Obituary: Alan Kotok, Computer Developer, Video Game Pioneer
Kotok, 64, was the chief architect of DEC's PDP-1 minicomputer, which in turn was used to develop Spacewars, considered to be the first video game.
Alan Kotok, a computer pioneer who worked on the development of early Digital Equipment Corp. computers and the first video game, died last week.
Kotok, 64, worked with a group of Digital employees, and MIT students in the early 1960s as they first developed Digital's PDP-1 minicomputer, which in turn was used to develop Spacewars, considered to be the first video game.
Although his pioneering work in Digital's computers and in Spacewars was not considered particularly important at the time of their development, in retrospect the work eventually spawned great businesses.
Kotok lived in Cambridge, Mass. He was chief architect of Digital's PDP-10 timesharing machine, a version of which was used by Bill Gates and Paul Allen to develop their first software program for Microsoft. Spacewars was the leading edge of what has become a video game industry. At its launch, Spacewar featured two spaceships that fired missiles at each other.
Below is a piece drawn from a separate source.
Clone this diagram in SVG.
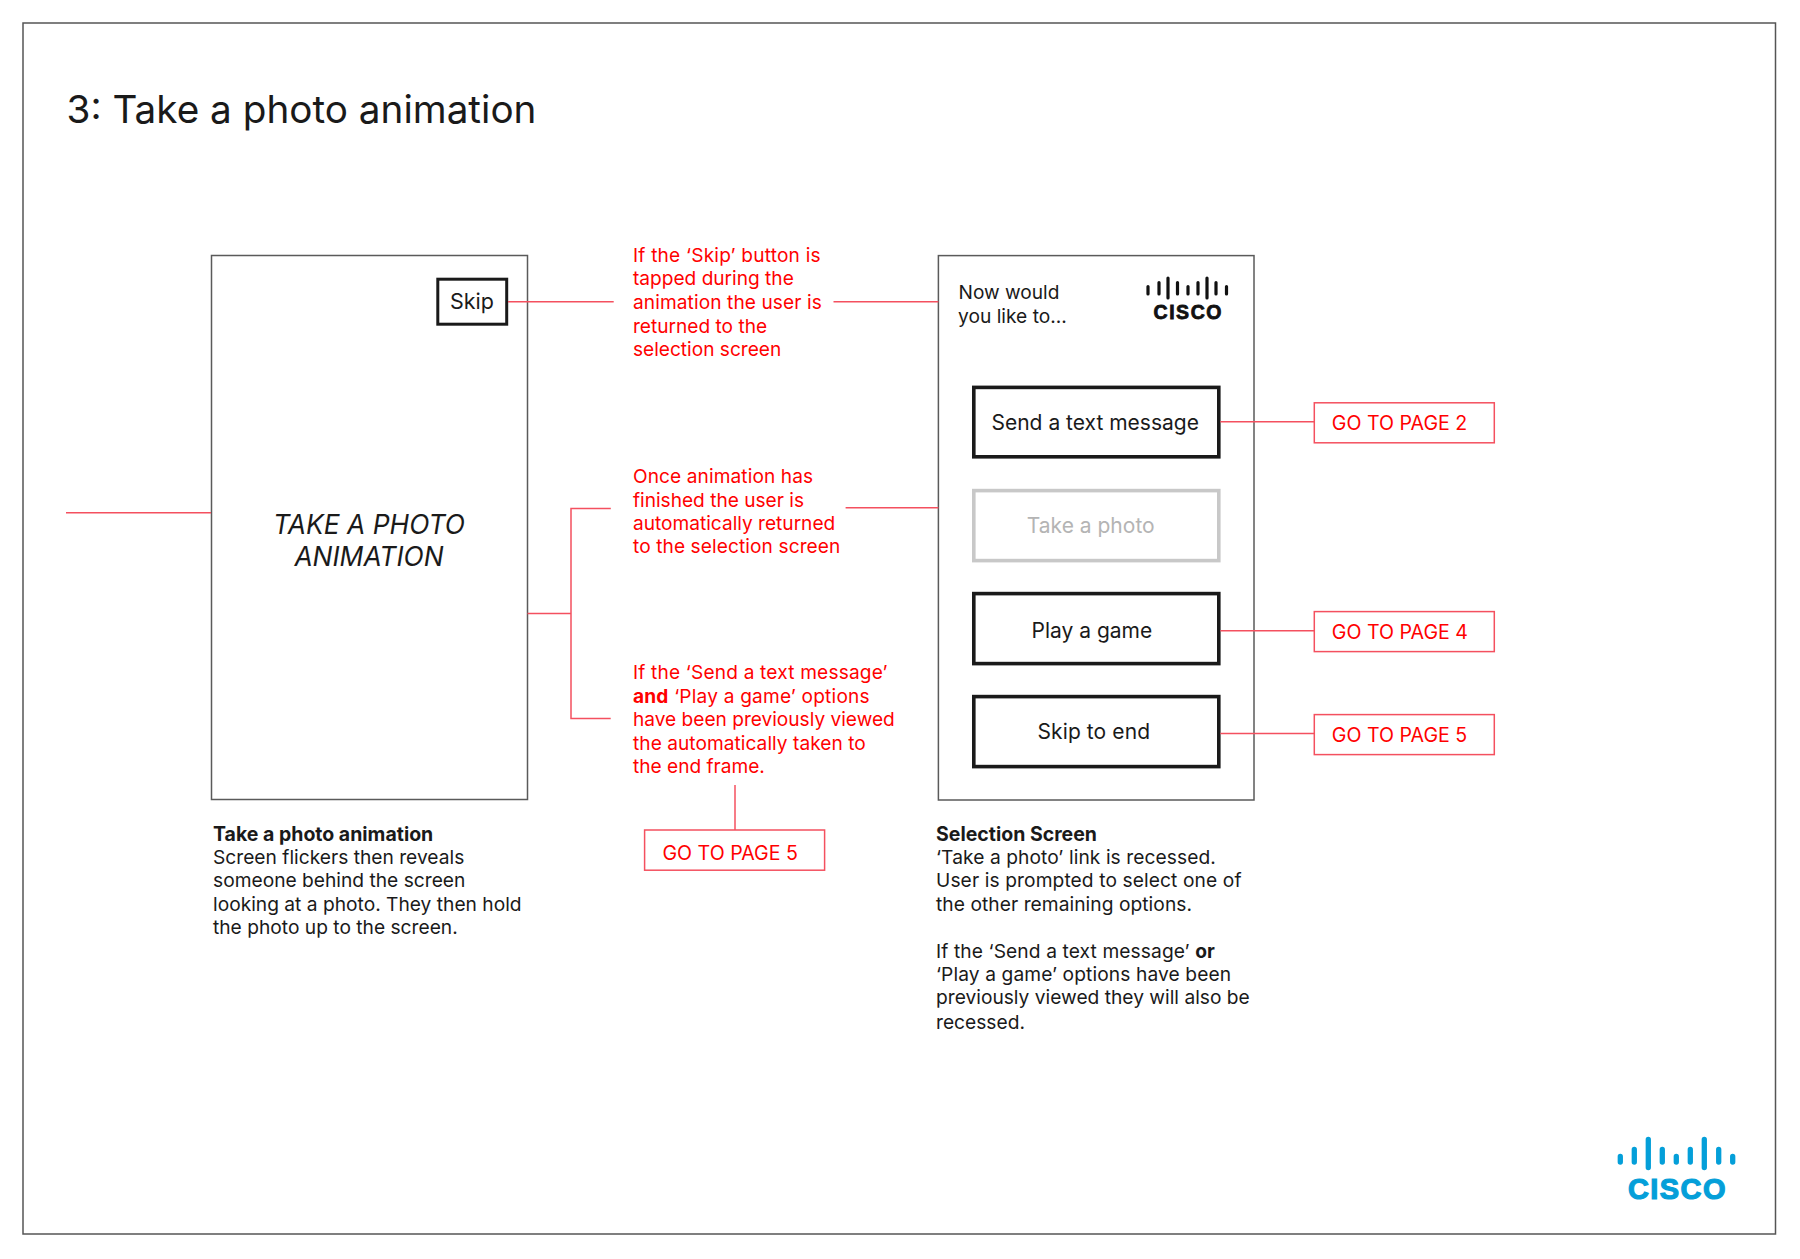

In the altruistic spirit of computing at the time, Kotok and the game's developers distributed the game's source code at no charge. At first, it was played on large mainframes at American universities. "The only money I made from Spacewar was as a consultant for lawsuits in the video game industry," Kotok once told an interviewer.
Kotok was a key developer on Digital's PDP-1, considered by many to have been the first minicomputer, and PDP-8, which propelled the minicomputer class of computers into widespread use in the 1970s.